The arrests place the case in an early but serious stage. Police said both defendants face two first-degree homicide by vehicle counts, one for each person killed, plus the racing and reckless driving charges. An early report that listed bond at $1,700 for each man was later corrected. Local reporting said that amount applied only to lesser charges and that no bond had been listed for the homicide by vehicle counts. That correction underscored the gravity of the accusations as investigators continued to sort through the wreck. Albany police said its Traffic Unit would release more information as it becomes available, and the department has not publicly identified the 4-year-old child. The next steps are likely to center on the formal court process in Dougherty County, continued evidence review, and any further update from police about the crash sequence, possible witness statements, and whether additional facts change the charging decisions.

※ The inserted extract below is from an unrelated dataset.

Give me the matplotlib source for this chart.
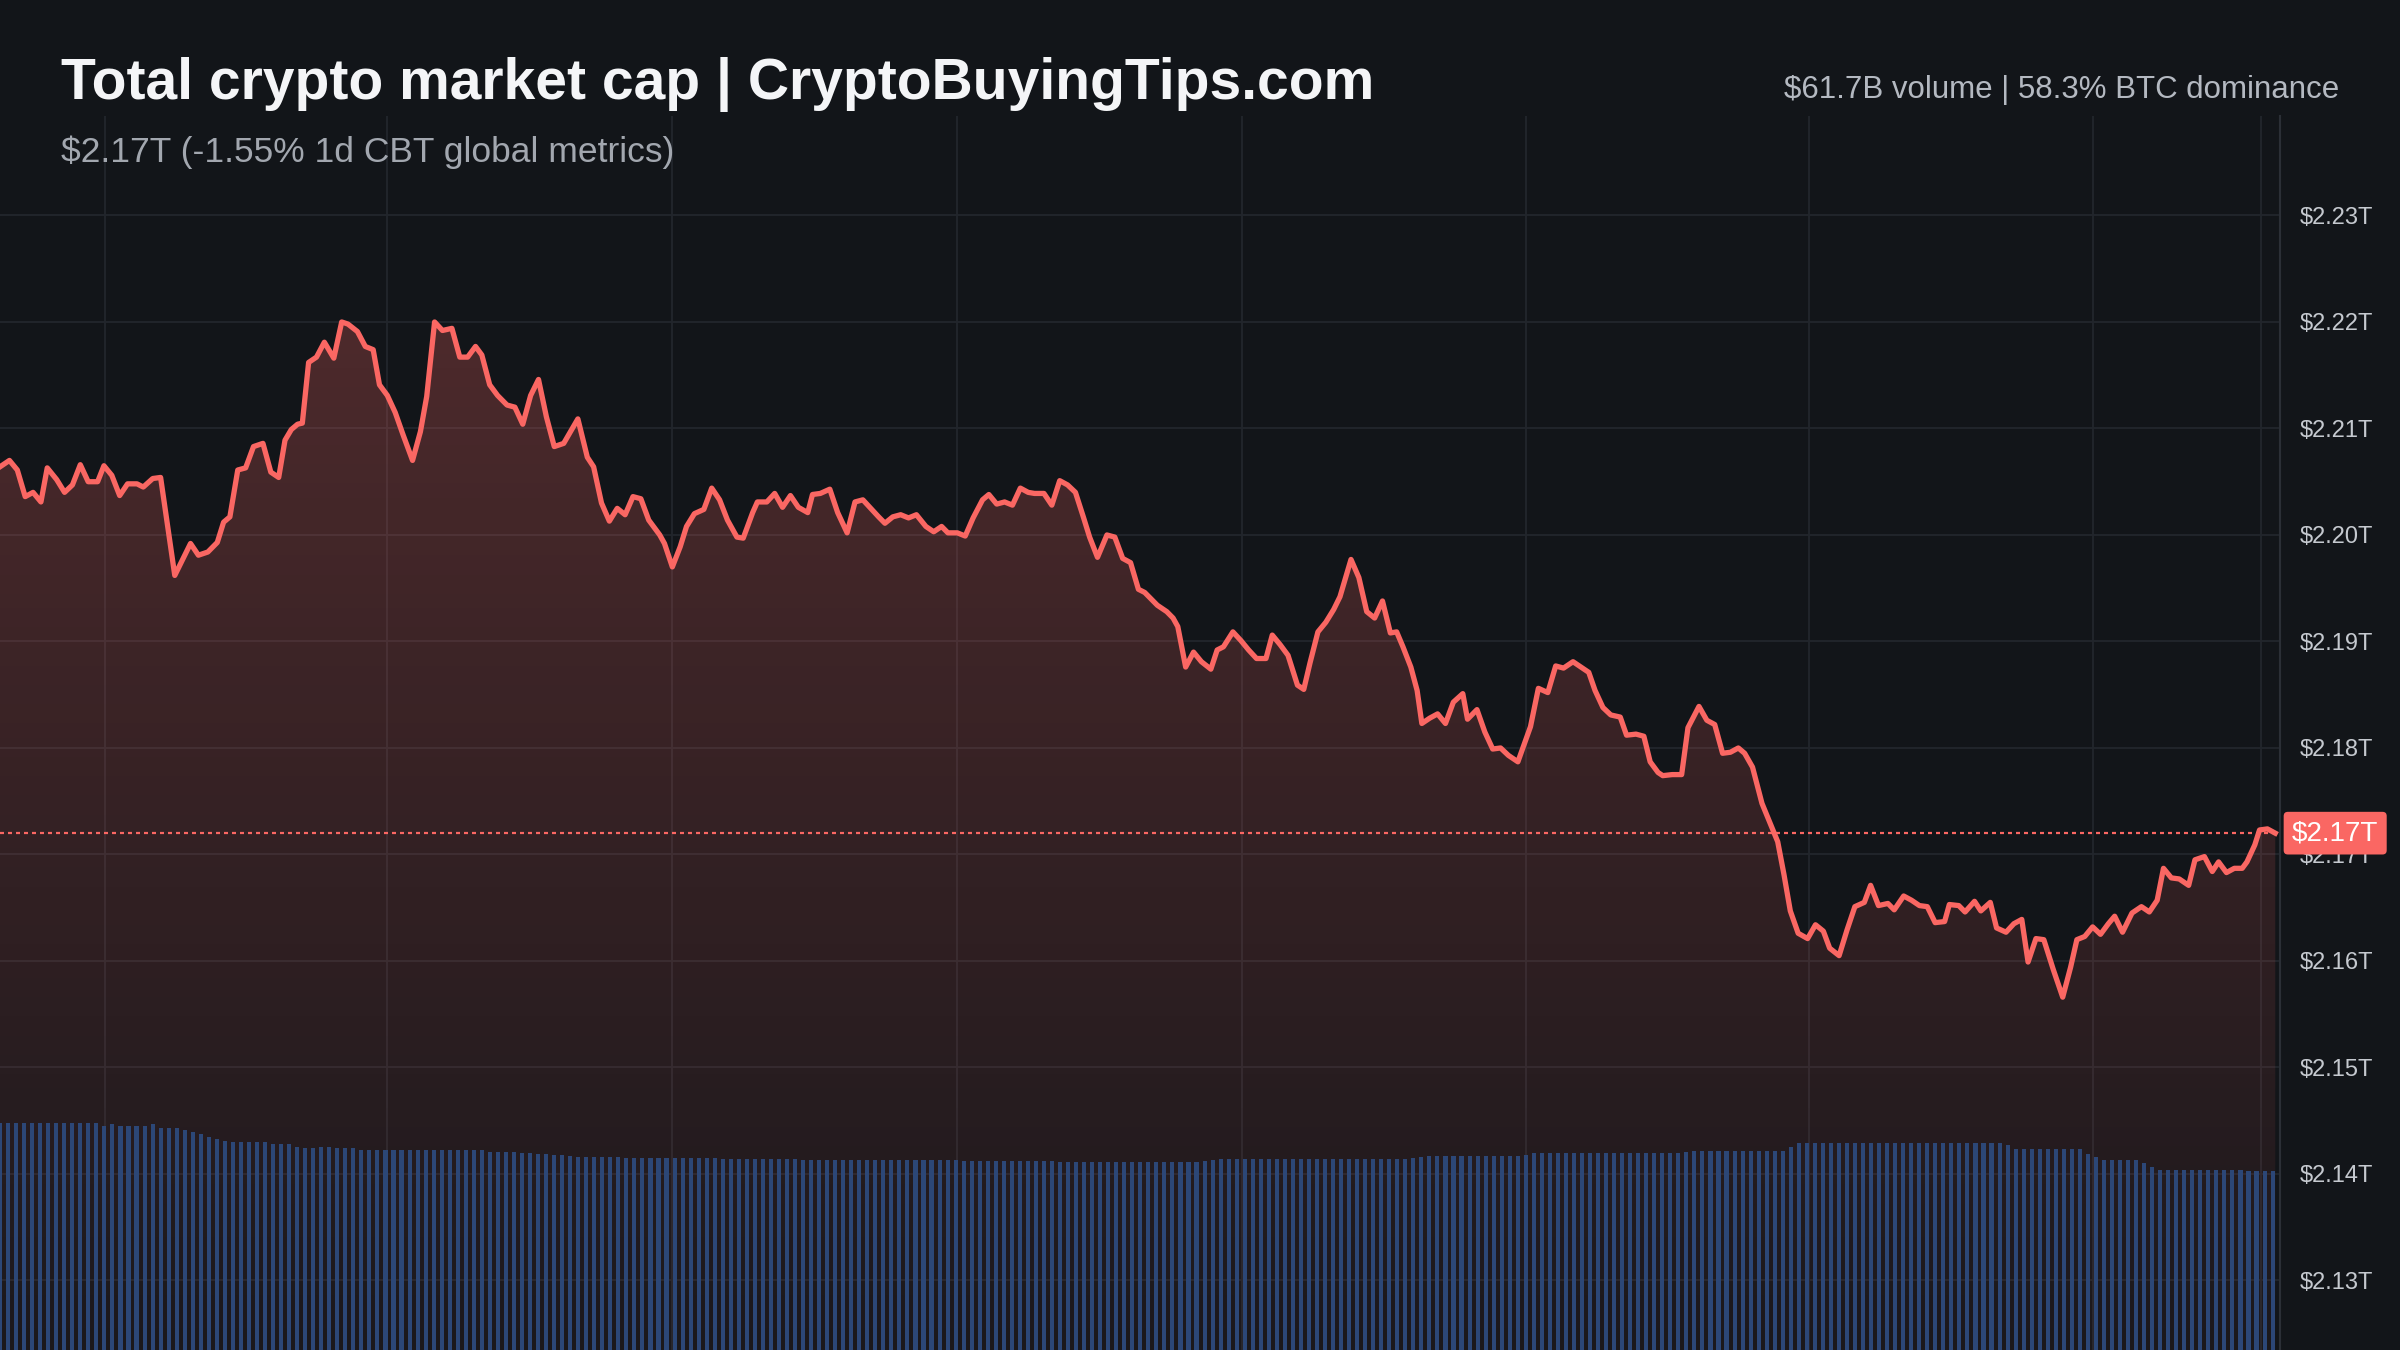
import matplotlib.pyplot as plt
import numpy as np
from matplotlib.colors import LinearSegmentedColormap
from matplotlib.patches import Polygon
from matplotlib.transforms import blended_transform_factory

plt.rcParams["font.family"] = ["Liberation Sans", "DejaVu Sans"]

# ---------------------------------------------------------------------------
# Data
# ---------------------------------------------------------------------------
# minutes since the start of the 24h window, total cap in $T
price_minutes = [
    0, 6, 11, 16, 21, 26, 30, 36, 41, 46, 51, 56, 62, 66, 71, 76, 81, 87, 91, 97,
    102, 111, 121, 126, 132, 138, 142, 146, 151, 156, 161, 167, 172, 177, 181, 185,
    189, 192, 196, 201, 206, 212, 217, 221, 227, 232, 237, 241, 246, 251, 256, 262,
    267, 271, 276, 281, 287, 292, 297, 302, 306, 311, 316, 322, 327, 332, 337, 342,
    347, 352, 358, 367, 373, 377, 382, 387, 392, 397, 402, 407, 412, 419, 422, 427,
    432, 436, 441, 447, 452, 457, 462, 468, 472, 478, 481, 487, 492, 497, 502, 507,
    513, 516, 521, 527, 532, 538, 543, 548, 553, 558, 562, 567, 572, 577, 582, 588,
    593, 598, 602, 608, 613, 618, 624, 628, 633, 638, 643, 648, 653, 657, 663, 668,
    673, 678, 683, 688, 692, 697, 703, 708, 713, 718, 723, 727, 735, 741, 745, 748,
    753, 758, 763, 769, 773, 777, 783, 788, 793, 798, 804, 808, 813, 818, 821, 824,
    828, 832, 837, 842, 847, 851, 858, 863, 868, 873, 878, 883, 887, 891, 896, 900,
    903, 908, 913, 918, 923, 929, 932, 938, 943, 948, 953, 958, 964, 972, 977, 983,
    988, 993, 999, 1004, 1009, 1013, 1018, 1023, 1029, 1033, 1039, 1044, 1048, 1053,
    1056, 1062, 1068, 1072, 1079, 1084, 1089, 1094, 1099, 1104, 1108, 1113, 1119,
    1124, 1129, 1133, 1137, 1142, 1148, 1153, 1158, 1162, 1168, 1173, 1178, 1184,
    1188, 1193, 1199, 1203, 1209, 1214, 1219, 1224, 1229, 1235, 1238, 1244, 1248,
    1254, 1258, 1264, 1268, 1274, 1279, 1284, 1288, 1293, 1298, 1304, 1310, 1315,
    1319, 1324, 1329, 1334, 1339, 1343, 1348, 1354, 1360, 1365, 1370, 1374, 1379,
    1384, 1390, 1394, 1400, 1405, 1409, 1414, 1419, 1424, 1427, 1432, 1435, 1440, 1445,
]
price_trillions = [
    2.2064, 2.2070, 2.2061, 2.2036, 2.2040, 2.2031, 2.2063, 2.2052, 2.2040, 2.2047,
    2.2066, 2.2050, 2.2050, 2.2065, 2.2056, 2.2037, 2.2048, 2.2048, 2.2045, 2.2053,
    2.2054, 2.1962, 2.1992, 2.1981, 2.1984, 2.1993, 2.2012, 2.2017, 2.2061, 2.2063,
    2.2083, 2.2086, 2.2059, 2.2054, 2.2089, 2.2099, 2.2104, 2.2105, 2.2162, 2.2167,
    2.2181, 2.2166, 2.2200, 2.2198, 2.2191, 2.2177, 2.2174, 2.2141, 2.2131, 2.2115,
    2.2094, 2.2070, 2.2097, 2.2130, 2.2200, 2.2192, 2.2194, 2.2167, 2.2167, 2.2177,
    2.2169, 2.2141, 2.2131, 2.2122, 2.2120, 2.2104, 2.2131, 2.2146, 2.2111, 2.2083,
    2.2086, 2.2109, 2.2073, 2.2064, 2.2030, 2.2013, 2.2025, 2.2019, 2.2036, 2.2034,
    2.2014, 2.2000, 2.1992, 2.1970, 2.1989, 2.2008, 2.2020, 2.2024, 2.2044, 2.2033,
    2.2014, 2.1998, 2.1997, 2.2021, 2.2031, 2.2031, 2.2039, 2.2026, 2.2037, 2.2026,
    2.2021, 2.2038, 2.2039, 2.2043, 2.2021, 2.2002, 2.2031, 2.2033, 2.2025, 2.2017,
    2.2011, 2.2017, 2.2019, 2.2016, 2.2019, 2.2008, 2.2003, 2.2008, 2.2002, 2.2002,
    2.1999, 2.2016, 2.2033, 2.2038, 2.2029, 2.2031, 2.2028, 2.2044, 2.2040, 2.2039,
    2.2039, 2.2028, 2.2051, 2.2047, 2.2040, 2.2017, 2.1998, 2.1979, 2.2000, 2.1998,
    2.1978, 2.1974, 2.1949, 2.1946, 2.1934, 2.1928, 2.1922, 2.1914, 2.1876, 2.1890,
    2.1881, 2.1874, 2.1892, 2.1895, 2.1909, 2.1901, 2.1892, 2.1884, 2.1884, 2.1906,
    2.1897, 2.1887, 2.1873, 2.1859, 2.1855, 2.1880, 2.1909, 2.1918, 2.1930, 2.1942,
    2.1977, 2.1960, 2.1928, 2.1922, 2.1938, 2.1908, 2.1909, 2.1895, 2.1876, 2.1854,
    2.1823, 2.1828, 2.1832, 2.1823, 2.1843, 2.1851, 2.1827, 2.1836, 2.1815, 2.1799,
    2.1800, 2.1793, 2.1787, 2.1820, 2.1856, 2.1852, 2.1877, 2.1875, 2.1881, 2.1876,
    2.1871, 2.1854, 2.1838, 2.1831, 2.1829, 2.1812, 2.1813, 2.1811, 2.1787, 2.1777,
    2.1774, 2.1775, 2.1775, 2.1819, 2.1839, 2.1826, 2.1822, 2.1795, 2.1796, 2.1800,
    2.1795, 2.1782, 2.1748, 2.1730, 2.1712, 2.1681, 2.1647, 2.1626, 2.1621, 2.1634,
    2.1628, 2.1612, 2.1605, 2.1629, 2.1651, 2.1655, 2.1671, 2.1652, 2.1654, 2.1648,
    2.1661, 2.1657, 2.1652, 2.1651, 2.1636, 2.1637, 2.1653, 2.1652, 2.1646, 2.1656,
    2.1647, 2.1655, 2.1631, 2.1627, 2.1635, 2.1639, 2.1599, 2.1621, 2.1620, 2.1592,
    2.1566, 2.1594, 2.1620, 2.1623, 2.1632, 2.1625, 2.1635, 2.1642, 2.1627, 2.1645,
    2.1651, 2.1646, 2.1657, 2.1687, 2.1678, 2.1677, 2.1671, 2.1695, 2.1698, 2.1684,
    2.1693, 2.1683, 2.1687, 2.1687, 2.1693, 2.1709, 2.1723, 2.1724, 2.1720,
]

# rolling 24h volume per bar, $B (one bar every ~5 minutes)
volume_billions = [
    78.2, 78.2, 78.2, 78.2, 78.2, 78.2, 78.2, 78.2, 78.2, 78.2,
    78.2, 78.2, 78.2, 77.2, 78.0, 77.2, 77.2, 77.2, 77.2, 77.9,
    76.5, 76.5, 76.5, 75.8, 75.1, 74.5, 73.4, 72.7, 72.0, 71.7,
    71.7, 71.7, 71.7, 71.7, 71.0, 71.0, 71.0, 70.0, 69.6, 69.6,
    70.0, 70.0, 69.6, 69.6, 69.6, 68.9, 68.9, 68.9, 68.9, 68.9,
    68.9, 68.9, 68.9, 68.9, 68.9, 68.9, 68.9, 68.9, 68.9, 68.9,
    68.9, 68.3, 68.3, 68.3, 68.3, 68.0, 67.8, 67.6, 67.4, 67.2,
    67.0, 66.8, 66.6, 66.5, 66.5, 66.5, 66.4, 66.3, 66.2, 66.1,
    66.0, 66.0, 66.0, 66.0, 66.0, 66.0, 66.0, 66.0, 66.0, 66.0,
    65.8, 65.8, 65.8, 65.8, 65.8, 65.8, 65.8, 65.8, 65.8, 65.8,
    65.6, 65.6, 65.6, 65.6, 65.6, 65.6, 65.6, 65.6, 65.6, 65.6,
    65.3, 65.3, 65.3, 65.3, 65.3, 65.3, 65.3, 65.3, 65.3, 65.3,
    65.0, 65.0, 65.0, 65.0, 65.0, 65.0, 65.0, 65.0, 65.0, 65.0,
    65.0, 65.0, 64.8, 64.6, 64.6, 64.6, 64.6, 64.6, 64.6, 64.6,
    64.6, 64.6, 64.6, 64.6, 64.6, 64.6, 64.6, 64.6, 64.6, 64.6,
    65.2, 65.5, 65.8, 65.8, 65.8, 65.8, 65.8, 65.8, 65.8, 65.8,
    65.8, 65.8, 65.8, 65.8, 65.8, 65.8, 65.8, 65.8, 65.8, 65.8,
    65.8, 65.8, 65.8, 65.8, 65.8, 65.8, 66.2, 66.5, 66.9, 66.9,
    66.9, 66.9, 66.9, 66.9, 66.9, 66.9, 66.9, 66.9, 66.9, 66.9,
    67.3, 67.9, 67.9, 67.9, 67.9, 67.9, 67.9, 67.9, 67.9, 67.9,
    67.9, 67.9, 67.9, 67.9, 67.9, 67.9, 67.9, 67.9, 67.9, 67.9,
    68.3, 68.6, 68.6, 68.6, 68.6, 68.6, 68.6, 68.6, 68.6, 68.6,
    68.6, 68.6, 68.6, 70.0, 71.3, 71.3, 71.3, 71.3, 71.3, 71.3,
    71.3, 71.3, 71.3, 71.3, 71.3, 71.3, 71.3, 71.3, 71.3, 71.3,
    71.3, 71.3, 71.3, 71.3, 71.3, 71.3, 71.3, 71.3, 71.3, 71.3,
    70.5, 69.3, 69.3, 69.3, 69.3, 69.3, 69.3, 69.3, 69.3, 69.3,
    67.5, 66.5, 65.5, 65.5, 65.5, 65.5, 65.5, 64.5, 63.0, 62.0,
    62.0, 62.0, 62.0, 62.0, 62.0, 62.0, 62.0, 62.0, 62.0, 62.0,
    61.7, 61.7, 61.7, 61.7,
]

price_ticks = [2.13, 2.14, 2.15, 2.16, 2.17, 2.18, 2.19, 2.20, 2.21, 2.22, 2.23]
time_grid_minutes = [67, 246, 427, 608, 789, 969, 1149, 1329, 1436]

title = "Total crypto market cap | CryptoBuyingTips.com"
subtitle = "$2.17T (-1.55% 1d CBT global metrics)"
stats = "$61.7B volume | 58.3% BTC dominance"
last_label = "$2.17T"

# ---------------------------------------------------------------------------
# Style
# ---------------------------------------------------------------------------
BG = "#121519"
GRID = "#22262c"
LINE = "#fa6763"
VOL = "#2c4777"
AXIS_LINE = "#2b2f36"
TICK_TEXT = "#c5c9cf"

W, H = 2400, 1350
PLOT_RIGHT = 2280 / W
PLOT_TOP = 1 - 116 / H
BAR_STEP = 5.1  # minutes between volume bars

fig = plt.figure(figsize=(24, 13.5), dpi=100, facecolor=BG)
ax = fig.add_axes([0, 0, PLOT_RIGHT, PLOT_TOP])
ax.set_facecolor(BG)
ax.set_xlim(0, 1448)
ylo, yhi = 2.12347, 2.23934
ax.set_ylim(ylo, yhi)

# grid
for v in price_ticks:
    ax.axhline(v, color=GRID, lw=1.3, zorder=0)
for t in time_grid_minutes:
    ax.axvline(t, color=GRID, lw=1.3, zorder=0)

# gradient fill under the price line
r, g, b = 250 / 255, 103 / 255, 99 / 255
fade = LinearSegmentedColormap.from_list("fade", [(r, g, b, 0.04), (r, g, b, 0.30)])
grad = np.linspace(0, 1, 256).reshape(-1, 1)
im = ax.imshow(grad, extent=[0, 1448, ylo, yhi], origin="lower", aspect="auto",
               cmap=fade, zorder=1, interpolation="bicubic")
verts = [(price_minutes[0], ylo)] + list(zip(price_minutes, price_trillions)) + [(price_minutes[-1], ylo)]
clip = Polygon(verts, closed=True, facecolor="none", edgecolor="none", transform=ax.transData)
ax.add_patch(clip)
im.set_clip_path(clip)

ax.plot(price_minutes, price_trillions, color=LINE, lw=3.8, solid_joinstyle="round", zorder=4)
ax.axhline(price_trillions[-1], color=LINE, lw=1.6, dashes=(1.8, 1.8), zorder=3)

# volume histogram on its own scale
axv = ax.twinx()
axv.set_ylim(0, 425)
axv.bar(np.arange(len(volume_billions)) * BAR_STEP, volume_billions, width=2.6,
        color=VOL, edgecolor="none", zorder=2)
axv.axis("off")

# price scale on the right
ax.set_xticks([])
ax.set_yticks(price_ticks)
ax.set_yticklabels([f"${v:.2f}T" for v in price_ticks])
ax.yaxis.tick_right()
ax.tick_params(axis="y", length=0, pad=14, labelsize=17, labelcolor=TICK_TEXT)
for side in ["top", "left", "bottom"]:
    ax.spines[side].set_visible(False)
ax.spines["right"].set_color(AXIS_LINE)
ax.spines["right"].set_linewidth(1.5)

# last value tag
tag_tf = blended_transform_factory(ax.transAxes, ax.transData)
ax.text(1.0 + 12 / 2280, price_trillions[-1], last_label, transform=tag_tf,
        ha="left", va="center", fontsize=20, color="white", zorder=10, clip_on=False,
        bbox=dict(boxstyle="round,pad=0.3,rounding_size=0.15", fc=LINE, ec="none"))

# header texts
fig.text(61 / W, 1 - 99 / H, title, fontsize=41, fontweight="bold", color="#f4f5f7",
         ha="left", va="baseline")
fig.text(61 / W, 1 - 162 / H, subtitle, fontsize=25.5, color="#a2a7af",
         ha="left", va="baseline")
fig.text(2339 / W, 1 - 98 / H, stats, fontsize=22.5, color="#b4b9c1",
         ha="right", va="baseline")

fig.savefig("out.png", dpi=100, facecolor=BG)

By Sunday, the human loss was already driving the public conversation. Dougherty County Coroner Michael Fowler said he was shocked by the deaths and called the crash “something senseless” that could have been prevented. Community member Ren’ee Rentmeester said the news left her heartsick. “It was no good reason for this to happen,” she said. “It’s so preventable.” Their comments added a plainspoken layer to a case otherwise filled with booking entries and traffic statutes. The images from the scene, including damaged cars being towed away in television footage, only deepened that sense of chaos after the race went wrong. What remained by Tuesday was a city confronting two deaths, a child still unnamed in public, and a growing list of questions about who gathered on Krug Street, what officers may learn from witnesses, and how the survivors will describe the seconds before the crash.

By Tuesday, the child’s name still had not been released, the two injured survivors were expected to live, and the crash remained under investigation by Albany police. The next clear public milestone is likely to be further court action for the two defendants or a new statement from the Traffic Unit.

Author note: Last updated March 24, 2026.